De todas las cuestiones de la vida pública que la poesía chilena ha abordado, la de la desaparición es de las más recurrentes. Se abre una paradoja, en cierto sentido, si se asume que la poesía es un arte de la aparición, de darle forma a intuiciones y posibilidades, a conexiones impensadas entre las cosas, los seres y los tiempos: una ocasión, diría María Zambrano, “tendida hacia lo que no logró ser, para que al fin sea”. Que ese arte verbal de las apariciones, luminosas u opacas, definidas o difusas, se haga cargo de la desaparición forzada de personas produce tensiones que redundan en poemas de inmensas cargas de sentido y nuevas formas.
“De aparecer apareció / pero en una lista de desaparecidos”, escribió con negra hondura Nicanor Parra en los años 80. En artefactos y textos así, bajo máscaras de predicadores y energúmenos, Parra hablaba de los desaparecidos. En “La sonrisa del Papa nos preocupa” se lee: “S. S. debiera preguntar / por sus ovejas desaparecidas / (…) fue para eso que los Cardenales / lo coronaron Rey de los Judíos / no para andar de farra con el lobo”.

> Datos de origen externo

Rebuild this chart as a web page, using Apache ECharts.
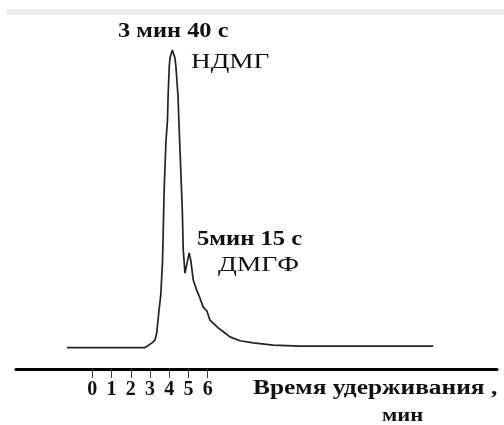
<!DOCTYPE html>
<html>
<head>
<meta charset="utf-8">
<script src="https://cdn.jsdelivr.net/npm/echarts@6/dist/echarts.min.js"></script>
<style>html,body{margin:0;padding:0;background:#fff}#c{width:504px;height:425px}</style>
</head>
<body>
<div id="c"></div>
<script>
// Retention time (min) and detector signal (arbitrary units)
var times = [-1.32, 2.74, 2.83, 3.09, 3.26, 3.35, 3.47, 3.56, 3.65, 3.69, 3.74, 3.83, 3.91, 3.94, 4.00, 4.04, 4.16, 4.30, 4.35, 4.46, 4.51, 4.60, 4.68, 4.73, 4.82, 5.04, 5.12, 5.25, 5.43, 5.60, 5.77, 5.96, 6.12, 6.22, 6.55, 6.90, 7.16, 7.68, 8.37, 9.41, 10.80, 17.73];
var signal = [0, 0, 0.2, 1.5, 2.5, 4.9, 12.6, 17.6, 28.7, 39.5, 53.9, 69.1, 76.5, 84.2, 94.3, 97.3, 100, 97.3, 94.3, 84.2, 74.8, 59.7, 46.2, 32.8, 25.0, 31.8, 29.4, 22.7, 19.3, 16.6, 13.6, 12.3, 9.2, 8.9, 6.6, 4.9, 3.6, 2.3, 1.6, 0.8, 0.5, 0.5];
var tickValues = [0, 1, 2, 3, 4, 5, 6];
var axisTitle = ['Время удерживания ,', 'мин'];
var peak1Label = ['3 мин 40 с', 'НДМГ'];
var peak2Label = ['5мин 15 с', 'ДМГФ'];

var data = times.map(function (t, i) { return [t, signal[i]]; });
var serif = 'Liberation Serif';
function txt(s, x, y, font, sx) {
  return { type: 'text', x: x, y: y, scaleX: sx, silent: true,
    style: { text: s, font: font, fill: '#111', textVerticalAlign: 'middle' } };
}
var chart = echarts.init(document.getElementById('c'), null, { renderer: 'canvas' });
chart.setOption({
  animation: false,
  backgroundColor: '#fff',
  grid: { left: 16, right: 7, top: 50, bottom: 56 },
  xAxis: {
    type: 'value', min: -3.97, max: 21.05,
    splitLine: { show: false },
    axisLine: { show: true, onZero: false, lineStyle: { color: '#000', width: 3 } },
    axisTick: { show: true, customValues: tickValues, length: 9, lineStyle: { color: '#444', width: 1 } },
    axisLabel: { show: true, customValues: tickValues, margin: 11, fontFamily: serif, fontWeight: 'bold', fontSize: 20, color: '#111' }
  },
  yAxis: { type: 'value', min: -7.2, max: 100, show: false },
  series: [{
    type: 'line', data: data, showSymbol: false, symbol: 'none',
    lineStyle: { color: '#222', width: 1.7 }
  }],
  graphic: [
    { type: 'rect', shape: { x: 7, y: 9, width: 497, height: 6 }, style: { fill: '#ececec' }, silent: true },
    txt(peak1Label[0], 118, 32, 'bold 20px "Liberation Serif"', 1.22),
    txt(peak1Label[1], 191, 62, '21px "Liberation Serif"', 1.3),
    txt(peak2Label[0], 197, 240, 'bold 20px "Liberation Serif"', 1.23),
    txt(peak2Label[1], 218, 266, '20px "Liberation Serif"', 1.38),
    txt(axisTitle[0], 253, 389, 'bold 20px "Liberation Serif"', 1.27),
    txt(axisTitle[1], 382, 416, 'bold 18px "Liberation Serif"', 1.25)
  ]
});
</script>
</body>
</html>
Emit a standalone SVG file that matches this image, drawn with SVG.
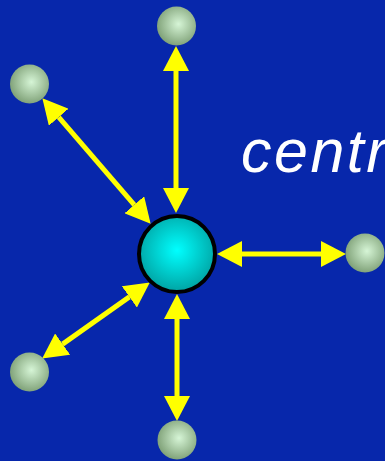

Otro modo directo, tan feroz como feraz, se da en la poesía de Elvira Hernández, que enfrentó desde el comienzo el desafío de cómo hablar explícitamente del horror. Lo hace siempre quebrando algo en la palabra misma, y esa es la verdadera noticia de sus versos, que espejean el otro quiebre, el civil, el humano detrás de toda desaparición. En el primer poema de El orden de los días (1981) se describe cómo un sujeto es arrancado de la realidad, subido a un taxi, donde “le borran la boca los ojos con scotch”, a plena luz de día, mientras “el carabinero de la esquina bosteza hacia los cielos”. El poema, que no puede acercarse más, que no puede abrazar al secuestrado, se queda en la indeleble imagen de cómo “desde la ventana de las micros asoman rostros / lámparas extinguidas”.
Poco después, en el primer poema de ¡Arre! Halley ¡Arre! (1986), Hernández describe a alguien que no levanta, como quería el régimen, la cabeza al cielo para mirar el espectáculo del cometa fugaz, atareada con los trabajos de la escritura y la sobrevida, pero a cambio deja caer una comparación devastadora: “Dicen que era como una cabeza degollada apareciendo / sin nunca querer desaparecer”. Ese breve poemario es al espectáculo del cometa lo que La aparición de la Virgen de Lihn a la noticia de la Virgen de Villa Alemana: un desmontaje. Y en los 2000, en “Restos”, Hernández hace un directo encaramiento del estado fantasmal del destino de tantos huesos ya en posdictadura:
¿Encontraremos los pelos de la vergüenza
las escamas óseas de una verdad agrietada
la vértebra de nuestra historia?
(…)
Los arrojaron al mar
y no cayeron al mar
cayeron sobre nosotros.
Tiene eco con el poema “Huesos” que Óscar Hahn publicó en Apariciones profanas (2002), donde refiere la obstinación ósea y cómo imprevistamente las desapariciones pueden cobrar presencia y hasta voz, desarmando todo ocultamiento: “Un día la picota que excava la tierra / choca con algo duro: no es roca ni diamante / es una tibia un fémur unas cuantas costillas / una mandíbula que alguna vez habló / y ahora vuelve a hablar”.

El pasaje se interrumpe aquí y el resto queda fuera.